INDIANAPOLIS -- For all the buzz surrounding Patriots tight end Rob Gronkowski's left ankle the past two weeks, his health was not a determining factor in New England's 21-17 loss to the New York Giants in Super Bowl XLVI on Sunday night.
At least not according to Gronkowski.
"I was good," Gronkowski said. "I was 100 percent out there doing everything they asked me to do."
What the Patriots asked Gronkowski to do was considerably less than what he was called on to do when healthy this season. On special teams, Gronkowski did not assume his normal role as part of the wedge on the kick return unit. In the red zone, quarterback Tom Brady turned to Danny Woodhead and Aaron Hernandez for the Patriots' two touchdowns. Gronkowski was clearly not 100 percent.
Gronkowski, who suffered a sprained left ankle against the Baltimore Ravens in the AFC Championship Game but returned to play in that game, had both of his ankles heavily taped for Super Bowl XLVI.
"I was full speed the whole game," Gronkowski said. "There's no excuses."
According to ESPN Stats & Information, Gronkowski was on the field for 45 of New England's 62 offensive plays, or 72 percent, his lowest percentage of plays this season. Moreover, Gronkowski was thrown to only three times, catching two passes for 26 yards, his lowest output since early October.
The second of Brady's passes intended for Gronkowski, a desperation heave as the quarterback escaped pressure from the Giants' rush, was intercepted by New York linebacker Chase Blackburn, who, at 6-foot-3, was able to box out hobbled, 6-6 Gronkowski on the play.

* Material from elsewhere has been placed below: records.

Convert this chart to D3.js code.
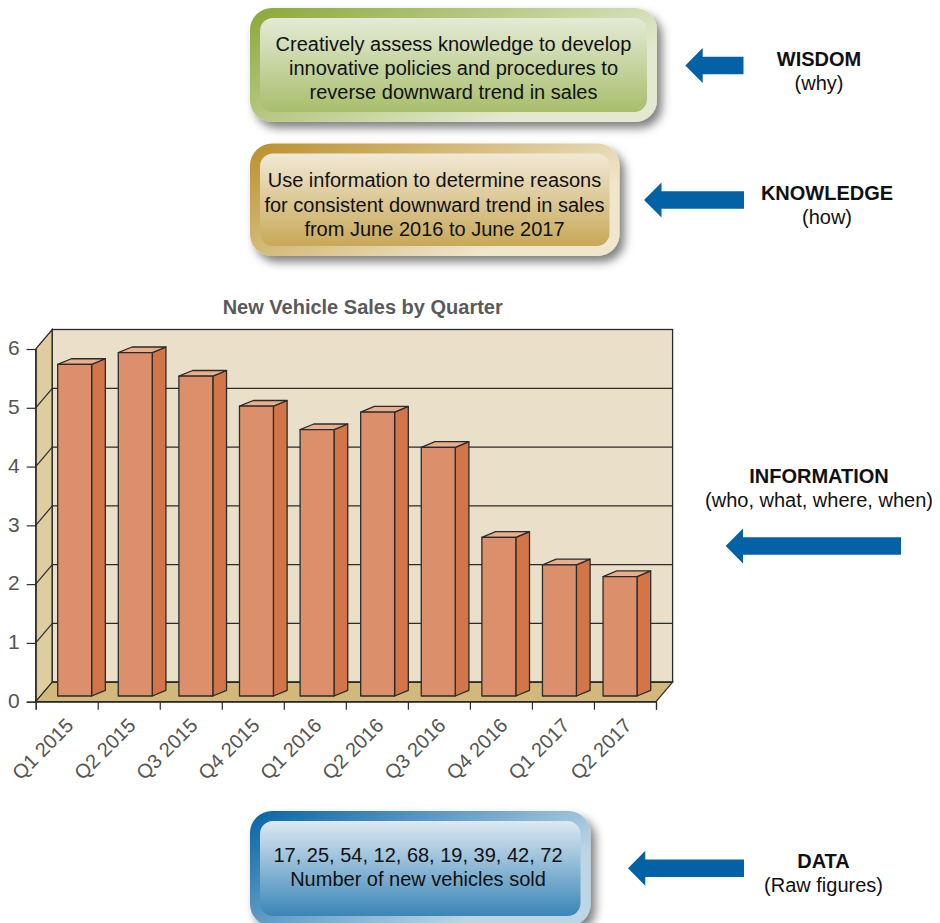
<!DOCTYPE html>
<html>
<head>
<meta charset="utf-8">
<script src="https://cdn.jsdelivr.net/npm/d3@7"></script>
<style>
  html, body { margin: 0; padding: 0; background: #fff; }
  svg { display: block; font-family: "Liberation Sans", Arial, sans-serif; }
</style>
</head>
<body>
<div id="chart"></div>
<script>
// chart values
var quarters = ["Q1 2015", "Q2 2015", "Q3 2015", "Q4 2015", "Q1 2016", "Q2 2016", "Q3 2016", "Q4 2016", "Q1 2017", "Q2 2017"];
var sales = [5.64, 5.84, 5.44, 4.93, 4.53, 4.83, 4.23, 2.7, 2.23, 2.03];
var yTicks = [0, 1, 2, 3, 4, 5, 6];

// pyramid text
var wisdomLines = ["Creatively assess knowledge to develop", "innovative policies and procedures to", "reverse downward trend in sales"];
var knowledgeLines = ["Use information to determine reasons", "for consistent downward trend in sales", "from June 2016 to June 2017"];
var dataLines = ["17, 25, 54, 12, 68, 19, 39, 42, 72", "Number of new vehicles sold"];

var width = 940, height = 923;

var svg = d3.select("#chart").append("svg")
    .attr("width", width)
    .attr("height", height);

var defs = svg.append("defs");

var shadow = defs.append("filter").attr("id", "shadow")
    .attr("x", "-10%").attr("y", "-10%").attr("width", "125%").attr("height", "135%");
shadow.append("feDropShadow")
    .attr("dx", 5).attr("dy", 6).attr("stdDeviation", 5)
    .attr("flood-color", "#000").attr("flood-opacity", 0.5);

function gradient(id, c1, c2, diagonal) {
    var g = defs.append("linearGradient").attr("id", id)
        .attr("x1", 0).attr("y1", diagonal ? 0.1 : 0)
        .attr("x2", diagonal ? 0.85 : 0).attr("y2", diagonal ? 0.6 : 1);
    g.append("stop").attr("offset", "0%").attr("stop-color", c1);
    g.append("stop").attr("offset", "100%").attr("stop-color", c2);
}

gradient("greenOuter", "#8fab3e", "#e3e9d0", true);
gradient("greenInner", "#e4ebd6", "#a8be6c", false);
gradient("goldOuter", "#bd9433", "#efe6cc", true);
gradient("goldInner", "#f1e9d6", "#c8a858", false);
gradient("blueOuter", "#0f69a8", "#bdd6e6", true);
gradient("blueInner", "#dde9f2", "#3a85b8", false);

// rounded box with a text block
function box(x0, x1, y0, y1, name, lines, cx, baselines) {
    var g = svg.append("g");
    g.append("rect")
        .attr("x", x0).attr("y", y0)
        .attr("width", x1 - x0).attr("height", y1 - y0)
        .attr("rx", 22).attr("ry", 22)
        .attr("fill", "url(#" + name + "Outer)")
        .attr("filter", "url(#shadow)");
    g.append("rect")
        .attr("x", x0 + 10).attr("y", y0 + 10)
        .attr("width", x1 - x0 - 20).attr("height", y1 - y0 - 20)
        .attr("rx", 13).attr("ry", 13)
        .attr("fill", "url(#" + name + "Inner)");
    g.selectAll("text").data(lines).enter().append("text")
        .attr("x", cx)
        .attr("y", function (d, i) { return baselines[i]; })
        .attr("text-anchor", "middle")
        .attr("font-size", 20)
        .attr("fill", "#111")
        .text(function (d) { return d; });
}

box(250, 657, 8, 122, "green", wisdomLines, 453.5, [50.5, 74.5, 98.5]);
box(250, 619.5, 143.5, 256, "gold", knowledgeLines, 434.5, [187, 211.5, 236]);
box(250, 590.5, 811, 926, "blue", dataLines, 418, [861.5, 885.5]);

// blue arrows pointing left
function arrow(tip, base, tail, cy) {
    var p = d3.path();
    p.moveTo(tip, cy);
    p.lineTo(base, cy - 17.5);
    p.lineTo(base, cy - 8.8);
    p.lineTo(tail, cy - 8.8);
    p.lineTo(tail, cy + 8.8);
    p.lineTo(base, cy + 8.8);
    p.lineTo(base, cy + 17.5);
    p.closePath();
    svg.append("path").attr("d", p.toString()).attr("fill", "#0362a6");
}

arrow(685.3, 702.7, 743.5, 65.5);
arrow(644, 661.5, 744, 200);
arrow(725.7, 743, 901, 546);
arrow(628, 645.3, 744, 868.3);

function sideLabel(cx, y, head, sub) {
    svg.append("text").attr("x", cx).attr("y", y)
        .attr("text-anchor", "middle").attr("font-size", 20)
        .attr("font-weight", "bold").attr("fill", "#111").text(head);
    svg.append("text").attr("x", cx).attr("y", y + 24.3)
        .attr("text-anchor", "middle").attr("font-size", 20)
        .attr("fill", "#111").text(sub);
}

sideLabel(819, 65.5, "WISDOM", "(why)");
sideLabel(827, 200, "KNOWLEDGE", "(how)");
sideLabel(819, 483, "INFORMATION", "(who, what, where, when)");
sideLabel(823.5, 867.5, "DATA", "(Raw figures)");

// 3d chart
var depthX = 16.6, depthY = -19.5;
var barDepthX = 13.7, barDepthY = -5.7, barLift = -5.7;

var y = d3.scaleLinear().domain([0, 6]).range([701.7, 349]);
var xBand = d3.scaleBand().domain(quarters).range([35.7, 656]);
var xEdge = d3.scaleLinear().domain([0, quarters.length]).range([35.7, 656]);
var barX = d3.scaleBand().domain(quarters).range([57.7, 637]).paddingInner(0.44);

var lineColor = "#2b2b2b";
var chart = svg.append("g");

chart.append("text")
    .attr("x", 362.7).attr("y", 314)
    .attr("text-anchor", "middle")
    .attr("font-size", 20).attr("font-weight", "bold")
    .attr("fill", "#5a5a5a")
    .text("New Vehicle Sales by Quarter");

var x0 = xEdge(0), x1 = xEdge(quarters.length);

// left wall
chart.append("polygon")
    .attr("points", [[x0, y(0)], [x0, y(6)], [x0 + depthX, y(6) + depthY], [x0 + depthX, y(0) + depthY]].join(" "))
    .attr("fill", "#dfcda0").attr("stroke", lineColor).attr("stroke-width", 1.2);
// floor
chart.append("polygon")
    .attr("points", [[x0, y(0)], [x1, y(0)], [x1 + depthX, y(0) + depthY], [x0 + depthX, y(0) + depthY]].join(" "))
    .attr("fill", "#d2b87a").attr("stroke", lineColor).attr("stroke-width", 1.2);
// back wall
chart.append("rect")
    .attr("x", x0 + depthX).attr("y", y(6) + depthY)
    .attr("width", x1 - x0).attr("height", y(0) - y(6))
    .attr("fill", "#eae0c9").attr("stroke", lineColor).attr("stroke-width", 1.3);

// gridlines on both walls
var grid = chart.append("g").attr("stroke", lineColor).attr("stroke-width", 1.2);
grid.selectAll(".back").data(yTicks.slice(0, 6)).enter().append("line")
    .attr("x1", x0 + depthX).attr("x2", x1 + depthX)
    .attr("y1", function (d) { return y(d) + depthY; })
    .attr("y2", function (d) { return y(d) + depthY; })
    .attr("stroke-width", function (d) { return d === 0 ? 1.8 : 1.2; });
grid.selectAll(".side").data(yTicks.slice(1, 6)).enter().append("line")
    .attr("x1", x0).attr("x2", x0 + depthX)
    .attr("y1", function (d) { return y(d); })
    .attr("y2", function (d) { return y(d) + depthY; });

// bars: side, top, front
var bars = chart.selectAll(".bar").data(quarters).enter().append("g")
    .attr("class", "bar")
    .attr("stroke", lineColor).attr("stroke-width", 1.3).attr("stroke-linejoin", "round");

function barTop(i) { return y(sales[i]) + barLift; }
var barBase = y(0) + barLift;
var bw = barX.bandwidth();

bars.append("polygon")
    .attr("fill", "#d27548")
    .attr("points", function (d, i) {
        var l = barX(d) + bw;
        return [[l, barTop(i)], [l + barDepthX, barTop(i) + barDepthY], [l + barDepthX, barBase + barDepthY], [l, barBase]].join(" ");
    });
bars.append("polygon")
    .attr("fill", "#e9ae8c")
    .attr("points", function (d, i) {
        var l = barX(d);
        return [[l, barTop(i)], [l + barDepthX, barTop(i) + barDepthY], [l + bw + barDepthX, barTop(i) + barDepthY], [l + bw, barTop(i)]].join(" ");
    });
bars.append("rect")
    .attr("fill", "#dc8f6b")
    .attr("x", function (d) { return barX(d); })
    .attr("y", function (d, i) { return barTop(i); })
    .attr("width", bw)
    .attr("height", function (d, i) { return barBase - barTop(i); });

// y axis
var yAxis = chart.append("g")
    .attr("transform", "translate(" + x0 + ",0)")
    .call(d3.axisLeft(y).tickValues(yTicks).tickSize(9).tickPadding(7).tickFormat(d3.format("d")));
yAxis.select(".domain").attr("stroke", lineColor).attr("stroke-width", 1.2);
yAxis.selectAll("line").attr("stroke", lineColor).attr("stroke-width", 1.2);
yAxis.selectAll("text").attr("font-size", 21).attr("font-family", "Liberation Sans").attr("fill", "#555")
    .attr("dy", "0.27em");

// x axis: ticks sit on category edges
var xTicks = chart.append("g")
    .attr("transform", "translate(0," + y(0) + ")")
    .call(d3.axisBottom(xEdge).ticks(quarters.length).tickSize(8).tickFormat(""));
xTicks.select(".domain").attr("stroke", lineColor).attr("stroke-width", 1.2);
xTicks.selectAll("line").attr("stroke", lineColor).attr("stroke-width", 1.2);

var xLabels = chart.append("g")
    .attr("transform", "translate(0," + y(0) + ")")
    .call(d3.axisBottom(xBand).tickSize(0).tickPadding(0));
xLabels.select(".domain").remove();
xLabels.selectAll("text")
    .attr("font-size", 20).attr("font-family", "Liberation Sans").attr("fill", "#555")
    .attr("text-anchor", "end").attr("dy", 0).attr("y", 0)
    .attr("transform", "translate(8,25)rotate(-45)");
</script>
</body>
</html>
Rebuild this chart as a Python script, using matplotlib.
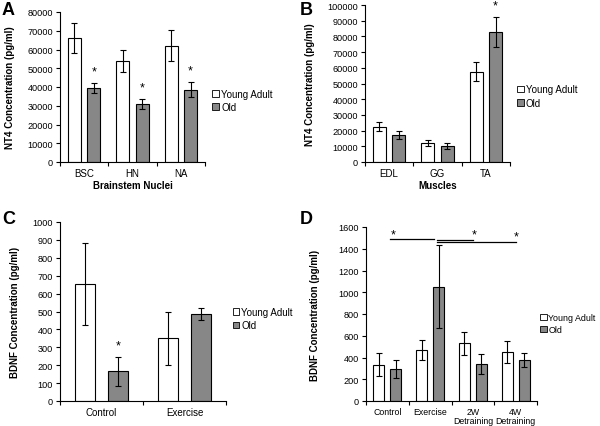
import matplotlib
matplotlib.use("Agg")
import matplotlib.pyplot as plt
import numpy as np
from matplotlib.patches import Patch

plt.rcParams['font.family'] = ['Liberation Sans', 'DejaVu Sans']

series_names = ["Young Adult", "Old"]

# Panel A
a_cats = ["BSC", "HN", "NA"]
a_young = [66000, 54000, 62000]
a_young_err = [8000, 6000, 8300]
a_old = [39500, 31000, 38500]
a_old_err = [2700, 2500, 4000]
a_ticks = [0, 10000, 20000, 30000, 40000, 50000, 60000, 70000, 80000]

# Panel B
b_cats = ["EDL", "GG", "TA"]
b_young = [22500, 12000, 57500]
b_young_err = [2800, 2000, 6000]
b_old = [17000, 10000, 83000]
b_old_err = [2600, 1800, 9500]
b_ticks = list(range(0, 100001, 10000))

# Panel C
c_cats = ["Control", "Exercise"]
c_young = [655, 350]
c_young_err = [230, 150]
c_old = [165, 485]
c_old_err = [80, 32]
c_ticks = list(range(0, 1001, 100))

# Panel D
d_cats = ["Control", "Exercise", "2W\nDetraining", "4W\nDetraining"]
d_young = [335, 470, 530, 450]
d_young_err = [105, 90, 105, 105]
d_old = [295, 1050, 340, 375]
d_old_err = [85, 380, 90, 65]
d_ticks = list(range(0, 1601, 200))
# significance brackets in D: (x_start, x_end, y)
d_sig_lines = [(0.07, 1.08, 1490), (1.15, 2.01, 1478), (1.15, 3.0, 1462)]
d_sig_stars = [(0.14, 1530), (2.03, 1530), (3.02, 1515)]

# stars marking old bars in A, B, C
a_star = [True, True, True]
b_star = [False, False, True]
c_star = [True, False]

W, H = 600, 427
fig = plt.figure(figsize=(6.0, 4.27), dpi=100)

GRAY = '#878787'
TICK_FS = 6.6
LAB_FS = 7


def make_axes(px_left, px_right, px_top, px_bottom):
    return fig.add_axes([px_left / W, 1 - px_bottom / H,
                         (px_right - px_left) / W, (px_bottom - px_top) / H])


def panel(ax, cats, young, yerr, old, oerr, ticks, width, off, ylabel, xlabel,
          stars, ylabel_x, leg_x, leg_y, leg_fs=7, xtick_fs=LAB_FS):
    x = np.arange(len(cats))
    ekw = dict(elinewidth=0.8, capthick=0.8)
    ax.bar(x - off, young, width, color='white', edgecolor='black', linewidth=0.8,
           yerr=yerr, capsize=2, error_kw=ekw, zorder=2)
    ax.bar(x + off, old, width, color=GRAY, edgecolor='black', linewidth=0.8,
           yerr=oerr, capsize=2, error_kw=ekw, zorder=2)
    for i, s in enumerate(stars):
        if s:
            ax.annotate('*', (x[i] + off, old[i] + oerr[i]), xytext=(0, 8.5),
                        textcoords='offset points', ha='center', va='center',
                        fontsize=9)
    ax.set_xlim(-0.5, len(cats) - 0.5)
    ax.set_ylim(ticks[0], ticks[-1])
    ax.set_yticks(ticks)
    ax.set_yticklabels([str(t) for t in ticks], fontsize=TICK_FS)
    ax.set_xticks(np.arange(len(cats) + 1) - 0.5, minor=False)
    ax.set_xticklabels([])
    ax.set_xticks(x, minor=True)
    ax.set_xticklabels(cats, minor=True, fontsize=xtick_fs, linespacing=1.0)
    ax.tick_params(axis='x', which='minor', length=0, pad=4)
    ax.tick_params(axis='both', which='major', direction='out', length=3,
                   width=0.8, pad=2)
    for sp in ['top', 'right']:
        ax.spines[sp].set_visible(False)
    for sp in ['left', 'bottom']:
        ax.spines[sp].set_linewidth(0.8)
    ax.set_ylabel(ylabel, fontsize=LAB_FS, fontweight='bold')
    ax.yaxis.set_label_coords(ylabel_x, 0.5)
    if xlabel:
        ax.set_xlabel(xlabel, fontsize=LAB_FS, fontweight='bold', labelpad=2)
    handles = [Patch(facecolor='white', edgecolor='black', linewidth=0.6),
               Patch(facecolor=GRAY, edgecolor='black', linewidth=0.6)]
    ax.legend(handles, series_names, loc='center left', bbox_to_anchor=(leg_x, leg_y),
              frameon=False, fontsize=leg_fs, handlelength=0.7, handleheight=0.7,
              handletextpad=0.2, borderpad=0, borderaxespad=0, labelspacing=0.35)


axA = make_axes(60, 205, 13, 163)
panel(axA, a_cats, a_young, a_young_err, a_old, a_old_err, a_ticks, 0.27, 0.2,
      'NT4 Concentration (pg/ml)', 'Brainstem Nuclei', a_star, -0.31, 1.05, 0.41)

axB = make_axes(365, 510, 6, 163)
panel(axB, b_cats, b_young, b_young_err, b_old, b_old_err, b_ticks, 0.27, 0.2,
      'NT4 Concentration (pg/ml)', 'Muscles', b_star, -0.345, 1.05, 0.42)

axC = make_axes(60, 226, 223, 402)
panel(axC, c_cats, c_young, c_young_err, c_old, c_old_err, c_ticks, 0.24, 0.2,
      'BDNF Concentration (pg/ml)', None, c_star, -0.24, 1.04, 0.46)

axD = make_axes(366, 537, 228, 402)
panel(axD, d_cats, d_young, d_young_err, d_old, d_old_err, d_ticks, 0.26, 0.2,
      'BDNF Concentration (pg/ml)', None, [False] * 4, -0.27, 1.02, 0.445,
      leg_fs=6.4, xtick_fs=6.3)
for x0, x1, y in d_sig_lines:
    axD.plot([x0, x1], [y, y], color='black', linewidth=0.9, clip_on=False)
for xs, ys in d_sig_stars:
    axD.text(xs, ys, '*', ha='center', va='center', fontsize=9)

for lbl, fx, fy in [('A', 2, 2), ('B', 300, 2), ('C', 2, 211), ('D', 300, 211)]:
    fig.text(fx / W, 1 - fy / H, lbl, ha='left', va='top', fontsize=13,
             fontweight='bold')

fig.savefig('out.png', dpi=100)
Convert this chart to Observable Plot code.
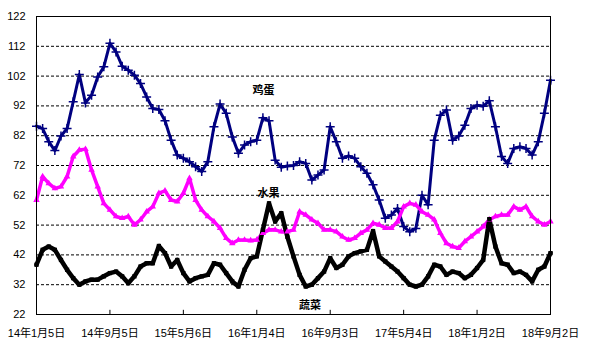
<!DOCTYPE html>
<html><head><meta charset="utf-8">
<script src="https://cdn.jsdelivr.net/npm/d3@7"></script>
<script src="https://cdn.jsdelivr.net/npm/@observablehq/plot@0.6"></script>
<style>html,body{margin:0;padding:0;background:#fff} svg{display:block}</style>
</head><body><div id="chart"></div>
<script>
// Category axis (days since 14年1月5日); a tick label every 243 days
const tickLabels = ["14年1月5日","14年9月5日","15年5月6日","16年1月4日","16年9月3日","17年5月4日","18年1月2日","18年9月2日"];
const tickStepDays = 243;
// readings taken every 1/12 of a tick interval
const readingsPerTick = 12;
const yTicks = [22,32,42,52,62,72,82,92,102,112,122];

const egg = [85.2,84.4,80.0,77.0,81.9,84.4,93.4,102.5,93.0,95.6,101.7,105.1,113.0,110.1,105.3,104.0,102.3,99.5,95.0,91.1,90.8,
  87.0,80.5,75.5,74.4,73.3,71.6,70.0,73.3,85.0,92.6,89.5,81.6,76.1,78.9,80.0,80.5,88.0,87.0,73.8,71.4,71.8,
  72.0,73.3,72.7,67.1,68.8,70.5,85.0,80.0,74.4,75.2,74.4,71.6,69.4,65.5,60.4,54.3,55.4,57.6,51.5,49.8,50.9,
  62.0,58.8,80.5,88.9,90.6,80.5,81.9,85.5,91.1,92.2,91.9,93.7,85.0,75.0,72.7,77.7,78.3,77.7,75.5,80.0,89.5,100.6];
const fruit = [60.4,68.3,66.0,64.3,64.9,68.3,75.0,77.2,77.5,70.5,64.9,59.3,57.1,54.9,54.3,54.9,52.1,53.8,56.5,58.2,62.7,
  63.5,60.4,59.9,62.7,67.7,60.4,57.1,54.9,53.2,51.0,47.6,45.9,47.0,47.0,46.8,47.0,49.3,50.4,50.4,49.8,49.8,
  50.4,56.5,55.4,53.8,52.6,50.4,50.4,49.8,48.1,47.0,47.6,49.3,50.4,52.6,52.1,51.0,51.0,53.2,58.2,59.3,58.8,
  56.5,55.4,53.8,49.3,45.9,44.8,44.3,46.5,48.1,49.8,51.5,53.8,54.9,55.4,55.4,58.2,57.1,58.2,54.9,53.2,52.1,53.2];
const veg = [38.7,43.7,44.8,43.7,40.3,37.0,34.2,32.0,33.1,33.7,33.7,34.8,35.9,36.4,34.8,32.5,34.8,38.1,39.2,39.2,45.0,
  42.6,38.1,40.3,35.9,33.1,34.2,34.8,35.3,39.2,38.7,35.9,33.1,31.4,37.0,40.9,41.5,50.4,59.3,53.2,56.0,48.1,
  41.5,35.3,31.4,32.0,34.2,36.4,40.9,37.6,38.7,41.5,42.6,43.2,43.7,50.0,41.5,39.8,38.1,36.4,34.2,32.0,31.4,
  32.0,34.8,38.7,38.1,35.3,36.4,35.9,34.2,35.3,37.6,40.3,54.0,44.8,39.2,38.7,35.9,36.4,35.3,33.1,37.0,38.1,42.6];

const seriesNames = ["鸡蛋","水果","蔬菜"];
const seriesColors = ["#000080","#ff00ff","#000000"];
const seriesValues = [egg, fruit, veg];
const seriesWidths = [3, 3.5, 4.5];
const seriesSymbols = ["plus","triangle","square"];
// annotation anchor points (day, value)
const labelDays = [751, 768, 905];
const labelValues = [97.3, 62.6, 25.0];

const step = tickStepDays / readingsPerTick;
const xTicks = tickLabels.map((_, i) => i * tickStepDays);
const rows = seriesValues.map((vals, s) => vals.map((v, i) => ({day: i * step, value: v, series: seriesNames[s]})));
const labels = seriesNames.map((n, i) => ({name: n, day: labelDays[i], value: labelValues[i]}));

const font = "'Liberation Sans', Arial, 'Noto Sans CJK SC', sans-serif";
const chart = Plot.plot({
  width: 600, height: 351,
  marginLeft: 36, marginRight: 50, marginTop: 16, marginBottom: 37,
  style: {fontFamily: font, fontSize: "11px", color: "#000", background: "#fff", overflow: "visible"},
  x: {type: "linear", domain: [0, (tickLabels.length - 1) * tickStepDays]},
  y: {domain: [22, 122]},
  marks: [
    Plot.gridY(yTicks.slice(1, -1), {stroke: "#000", strokeOpacity: 1, strokeDasharray: "3,2", strokeWidth: 1}),
    ...rows.map((r, s) => Plot.line(r, {x: "day", y: "value", stroke: seriesColors[s], strokeWidth: seriesWidths[s], strokeLinejoin: "round"})),
    ...rows.map((r, s) => Plot.dot(r, {x: "day", y: "value", symbol: seriesSymbols[s], r: s === 0 ? 3 : 2.4,
      stroke: seriesColors[s], strokeWidth: s === 0 ? 1.5 : 0, fill: s === 0 ? "none" : seriesColors[s]})),
    Plot.ruleX(xTicks, {y1: 22, y2: 23.4, stroke: "#000"}),
    Plot.frame({stroke: "#000", strokeWidth: 1}),
    Plot.axisY(yTicks, {tickSize: 0, tickPadding: 11, tickFormat: d => String(d), fontSize: 11, label: null}),
    Plot.axisX(xTicks, {tickSize: 0, tickPadding: 15, tickFormat: (d, i) => tickLabels[i], fontSize: 11, label: null}),
    Plot.text(labels, {x: "day", y: "value", text: "name", fontWeight: "bold", fontSize: 11, fill: "#000"})
  ]
});
document.getElementById("chart").appendChild(chart);
</script>
</body></html>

"I just got to get up there and deflect that out of the way," Gronkowski said. "[Blackburn] made a nice play."
When the Patriots' offense took the field for the final possession of the game, trailing 21-17 with less than a minute remaining, Gronkowski was not on the field for the first seven plays of the drive. Instead, the Patriots opted for a three-wide-receiver set with Hernandez as their lone tight end.
"He still did a great job," Hernandez said of Gronkowski. "Even though he had that hurt ankle, he played through it and he still had a good game for us."
Gronkowski's first play of that drive was the final play of the game, a Hail Mary heave from Brady into the end zone as time expired. Gronkowski was in good position for the jump ball pass as it deflected off a group of receivers and defenders, but the ball found the ground just beyond his outstretched hands. The incompletion sealed the Giants' fourth Super Bowl championship.
"It was a jump ball play," Gronkowski said. "Aaron [Hernandez] did a great job of getting the ball deflected. I almost had it, but almost isn't enough."
Gronkowski's teammates lauded his efforts to play Sunday night on an injury that, in the regular season, probably would have sidelined him several weeks.
"He played his butt off. He fought. He came out to our practice on Thursday, and it's hard to believe he could play the game with the way he was feeling," Brady said. "He really toughed it out."
"With the role he did play, I tilt my hat off to that kid, he's a tough guy," wide receiver Deion Branch said. "I promise you 75 percent of the players in the NFL wouldn't play today, and this guy toughed it out for his team, and I truly appreciate that guy."
Patriots coach Bill Belichick was asked after the game whether not having Gronkowski fully healthy affected Brady in the early part of the game.
"I don't know," Belichick said. "I wouldn't say so."
After the game, Gronkowski refuted reports that he will undergo offseason surgery on his injured ankle.
"Just keep doing treatments, start recovering from it," Gronkowski said of his offseason plans. "It will be good to go. I'm not worried about it at all."
Mike Rodak covers the Patriots for ESPNBoston.com.